→ What this task involves: Everything from the first line down to the line containing "const points = values.map((v, i)" is to be retyped exactly, both ends included, with pictures left out.

▼▼▼

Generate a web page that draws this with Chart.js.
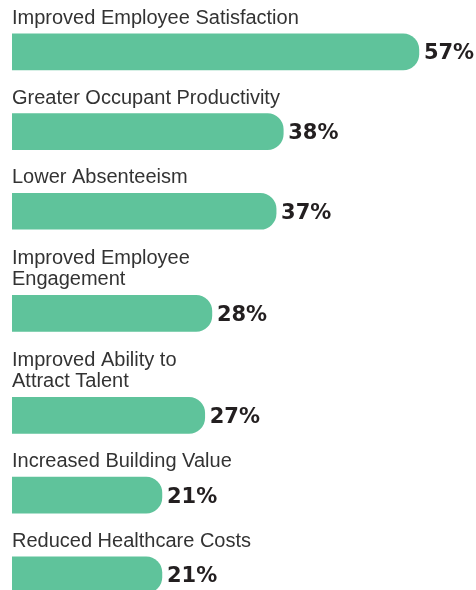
<!DOCTYPE html>
<html>
<head>
<meta charset="utf-8">
<script src="https://cdn.jsdelivr.net/npm/chart.js@4.4.1/dist/chart.umd.min.js"></script>
<style>
  html, body { margin: 0; padding: 0; background: #ffffff; }
  #wrap { width: 476px; height: 590px; position: relative; }
</style>
</head>
<body>
<div id="wrap"><canvas id="benefitsChart" width="476" height="590"></canvas></div>
<script>
// categories (each entry = the lines of the label shown above the bar)
const categories = [
    ['Improved Employee Satisfaction'],
    ['Greater Occupant Productivity'],
    ['Lower Absenteeism'],
    ['Improved Employee', 'Engagement'],
    ['Improved Ability to', 'Attract Talent'],
    ['Increased Building Value'],
    ['Reduced Healthcare Costs']
];
const values = [57, 38, 37, 28, 27, 21, 21];
const valueLabels = ['57%', '38%', '37%', '28%', '27%', '21%', '21%'];

const BAR_COLOR = '#5fc39b';
const LABEL_COLOR = '#333333';
const VALUE_COLOR = '#231f20';
const LINE_H = 21;        // px between label lines
const EXTRA_LINE = 0.28;  // extra row space for a two line label

// row positions follow the label line count
const rowPos = [];
categories.forEach((lines, i) => {
    if (i === 0) rowPos.push(0);
    else rowPos.push(rowPos[i - 1] + 1 + EXTRA_LINE * (lines.length - 1));
});

const points = values.map((v, i) => ({ x: v, y: rowPos[i] }));

// draws the category text above each bar and the value after it
const barTextPlugin = {
    id: 'barText',
    afterDatasetsDraw(chart) {
        const ctx = chart.ctx;
        const meta = chart.getDatasetMeta(0);
        ctx.save();
        meta.data.forEach((bar, i) => {
            const top = bar.y - bar.height / 2;
            const lines = categories[i];

            ctx.font = '20px "Liberation Sans", Arial, sans-serif';
            ctx.fillStyle = LABEL_COLOR;
            ctx.textAlign = 'left';
            ctx.textBaseline = 'alphabetic';
            lines.forEach((line, j) => {
                const baseY = top - 10 - (lines.length - 1 - j) * LINE_H;
                ctx.fillText(line, chart.chartArea.left, baseY);
            });

            ctx.font = 'bold 21px "DejaVu Sans", sans-serif';
            ctx.fillStyle = VALUE_COLOR;
            ctx.textBaseline = 'middle';
            ctx.fillText(valueLabels[i], bar.x + 5, bar.y + 2);
        });
        ctx.restore();
    }
};

new Chart(document.getElementById('benefitsChart'), {
    type: 'bar',
    data: {
        datasets: [{
            data: points,
            backgroundColor: BAR_COLOR,
            borderRadius: 16,
            borderSkipped: 'start',
            barThickness: 36
        }]
    },
    options: {
        indexAxis: 'y',
        responsive: false,
        animation: false,
        layout: { padding: { left: 12, right: 0, top: 0, bottom: 0 } },
        scales: {
            x: { type: 'linear', min: 0, max: 65, display: false },
            y: { type: 'linear', min: -0.65, max: 6.75, reverse: true, offset: false, display: false }
        },
        plugins: {
            legend: { display: false },
            tooltip: { enabled: false }
        }
    },
    plugins: [barTextPlugin]
});
</script>
</body>
</html>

▲▲▲

→ Result:
Generate a web page that draws this with Chart.js.
<!DOCTYPE html>
<html>
<head>
<meta charset="utf-8">
<script src="https://cdn.jsdelivr.net/npm/chart.js@4.4.1/dist/chart.umd.min.js"></script>
<style>
  html, body { margin: 0; padding: 0; background: #ffffff; }
  #wrap { width: 476px; height: 590px; position: relative; }
</style>
</head>
<body>
<div id="wrap"><canvas id="benefitsChart" width="476" height="590"></canvas></div>
<script>
// categories (each entry = the lines of the label shown above the bar)
const categories = [
    ['Improved Employee Satisfaction'],
    ['Greater Occupant Productivity'],
    ['Lower Absenteeism'],
    ['Improved Employee', 'Engagement'],
    ['Improved Ability to', 'Attract Talent'],
    ['Increased Building Value'],
    ['Reduced Healthcare Costs']
];
const values = [57, 38, 37, 28, 27, 21, 21];
const valueLabels = ['57%', '38%', '37%', '28%', '27%', '21%', '21%'];

const BAR_COLOR = '#5fc39b';
const LABEL_COLOR = '#333333';
const VALUE_COLOR = '#231f20';
const LINE_H = 21;        // px between label lines
const EXTRA_LINE = 0.28;  // extra row space for a two line label

// row positions follow the label line count
const rowPos = [];
categories.forEach((lines, i) => {
    if (i === 0) rowPos.push(0);
    else rowPos.push(rowPos[i - 1] + 1 + EXTRA_LINE * (lines.length - 1));
});

const points = values.map((v, i) => ({ x: v, y: rowPos[i] }));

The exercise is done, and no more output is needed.